Given task: Below are the entries; count the lines in them that contain the word "chart" and give only the number.

----- Source records -----

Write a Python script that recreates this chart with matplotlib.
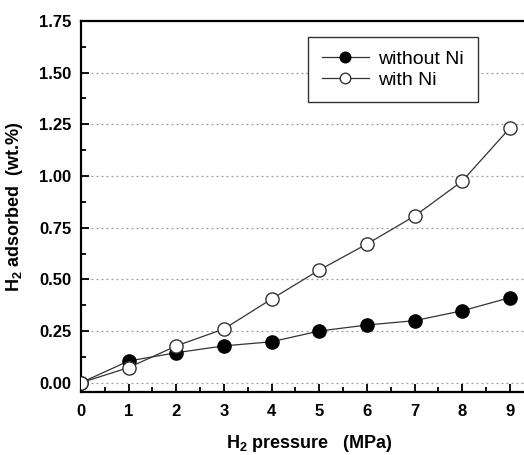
import numpy as np
import matplotlib
matplotlib.use("Agg")
import matplotlib.pyplot as plt
from matplotlib.ticker import MultipleLocator

plt.rcParams['font.family'] = ['Liberation Sans', 'DejaVu Sans']
plt.rcParams['mathtext.fontset'] = 'custom'
plt.rcParams['mathtext.rm'] = 'Liberation Sans'
plt.rcParams['mathtext.bf'] = 'Liberation Sans:bold'

# data
pressure = [0, 1, 2, 3, 4, 5, 6, 7, 8, 9]
without_ni = [0.0, 0.105, 0.145, 0.178, 0.198, 0.250, 0.279, 0.300, 0.348, 0.411]
with_ni = [0.0, 0.073, 0.178, 0.260, 0.405, 0.545, 0.671, 0.806, 0.975, 1.232]

fig = plt.figure(figsize=(5.24, 4.55), dpi=100)
ax = fig.add_axes([0.1546, 0.1385, 0.873, 0.8154])

ax.plot(pressure, without_ni, '-o', color='#333333', lw=0.9,
        mfc='black', mec='black', ms=9.5, label='without Ni', zorder=3)
ax.plot(pressure, with_ni, '-o', color='#333333', lw=0.9,
        mfc='white', mec='#333333', mew=1.0, ms=9.5, label='with Ni', zorder=3)

ax.set_xlim(0, 9.6)
ax.set_ylim(-0.045, 1.75)
ax.xaxis.set_major_locator(MultipleLocator(1))
ax.xaxis.set_minor_locator(MultipleLocator(0.5))
ax.yaxis.set_minor_locator(MultipleLocator(0.125))
ax.set_yticks([0, 0.25, 0.5, 0.75, 1.0, 1.25, 1.5, 1.75])
ax.set_yticklabels(['0.00', '0.25', '0.50', '0.75', '1.00', '1.25', '1.50', '1.75'])

ax.tick_params(which='both', direction='in', width=1.3, top=False, right=False)
ax.tick_params(which='major', length=6, labelsize=12)
ax.tick_params(axis='x', which='major', pad=9)
ax.tick_params(axis='y', which='major', pad=7)
ax.tick_params(which='minor', length=3.5)
for lab in ax.get_xticklabels() + ax.get_yticklabels():
    lab.set_fontweight('bold')

for s in ['left', 'bottom', 'top']:
    ax.spines[s].set_linewidth(1.6)
ax.spines['right'].set_visible(False)

for yv in [0, 0.25, 0.5, 0.75, 1.0, 1.25, 1.5]:
    ax.axhline(yv, color='#999999', ls=(0, (1.5, 2.5)), lw=0.9, zorder=1)

ax.set_xlabel(r'H$_{\mathbf{2}}$ pressure   (MPa)', fontsize=13, fontweight='bold', labelpad=10)
ax.set_ylabel(r'H$_{\mathbf{2}}$ adsorbed  (wt.%)', fontsize=13, fontweight='bold', labelpad=10)

leg = ax.legend(loc='upper left', bbox_to_anchor=(0.497, 0.957), borderaxespad=0,
                fontsize=14, frameon=True, fancybox=False, edgecolor='#333333',
                framealpha=1, handlelength=2.4, handletextpad=0.5, borderpad=0.7,
                labelspacing=0.15, markerscale=0.8)
leg.get_frame().set_linewidth(1.0)

fig.savefig('out.png', dpi=100)
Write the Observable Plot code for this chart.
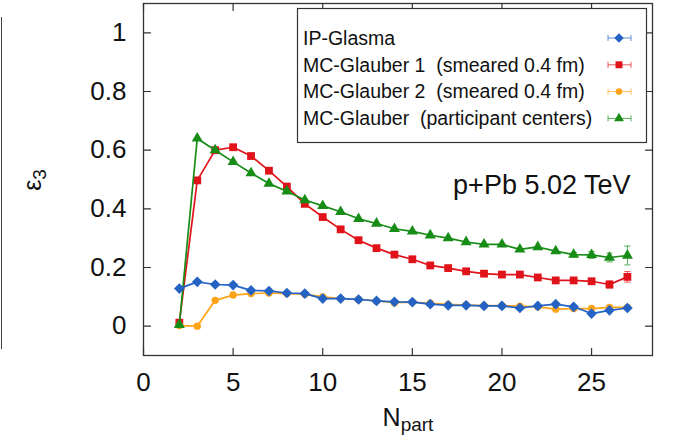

-----

Full answer: 2